If Superman shows you a man can fly, 2008’s Iron Man tells you how. The first entry into what would later become Marvel’s impressive money-making library of superhero movies, Iron Man succeeds by focusing less on the iron and more on the man. Robert Downey Jr. proves himself born to the role of billionaire industrialist Tony Stark whose brush with death forces him to use his genius to help the world rather than profit off its woes. With Jon Favreau’s direction coupled with Downey’s performance, Iron Man not only lay the foundation for the Marvel Cinematic Universe, it forced Hollywood to take superhero movies seriously and helped attract top-tier talent to the world of capes and masks.
With Logan, director James Mangold created a powerful and surprisingly singular conclusion to the story of Hugh Jackman’s Wolverine.
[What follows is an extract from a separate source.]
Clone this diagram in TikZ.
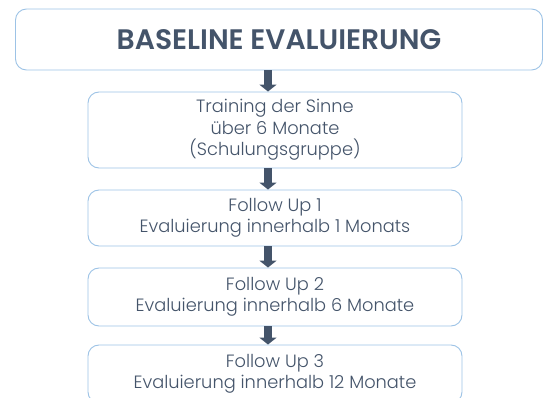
\documentclass[tikz,border=0pt]{standalone}
\usepackage{fontspec}
\setmainfont{Poppins}[UprightFont=* Light, BoldFont=* SemiBold]
\usetikzlibrary{arrows.meta}
\definecolor{txt}{HTML}{44546A}
\definecolor{edge}{HTML}{9DC3E6}
\tikzset{
  box/.style={draw=edge, line width=0.9pt, rounded corners=11pt, fill=white,
    text=txt, align=center, inner sep=0pt, font=\fontsize{17.8}{21.5}\selectfont},
  flow/.style={draw=txt, line width=8pt, -{Triangle[width=17pt,length=7pt]}}
}
\begin{document}
\begin{tikzpicture}[x=1pt,y=-1pt]
\useasboundingbox (0,0) rectangle (544,398);
\clip (0,0) rectangle (544,398);
\node[box, minimum width=527pt, minimum height=61pt,
  font=\fontsize{28.2}{30}\selectfont\bfseries] (b0) at (279,39.5) {BASELINE EVALUIERUNG};
\node[box, minimum width=374pt, minimum height=76pt] (b1) at (275,130)
  {Training der Sinne\\ über 6 Monate\\ (Schulungsgruppe)};
\node[box, minimum width=374pt, minimum height=56pt] (b2) at (275,218)
  {Follow Up 1\\ Evaluierung innerhalb 1 Monats};
\node[box, minimum width=374pt, minimum height=58pt] (b3) at (275,297)
  {Follow Up 2\\ Evaluierung innerhalb 6 Monate};
\node[box, minimum width=374pt, minimum height=58pt] (b4) at (275,374)
  {Follow Up 3\\ Evaluierung innerhalb 12 Monate};
\draw[flow] (b0.south -| 268,0) -- (b1.north -| 268,0);
\draw[flow] (b1.south -| 268,0) -- (b2.north -| 268,0);
\draw[flow] (b2.south -| 268,0) -- (b3.north -| 268,0);
\draw[flow] (b3.south -| 268,0) -- (b4.north -| 268,0);
\end{tikzpicture}
\end{document}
Logan is set in the not-too-distant future when the adamantium lacing Logan’s bones is killing him, Charles Xavier (Patrick Stewart) is slowly losing his mind to Alzheimer’s, and most of the other mutants are dead. Things change for the former heroes when Laura (Dafne Keen) — Logan’s lab-conceived daughter — shows up needing to escape to Canada. Divorced from Fox’s X-Men continuity, Logan goes to emotional places few big-budget superhero films could follow. Stewart’s portrayal of a gracelessly aging Professor X is funny and heartbreaking, and Jackman has never been better as the ruthless hero who made him famous. Logan is sad, often bleak, and utterly beautiful.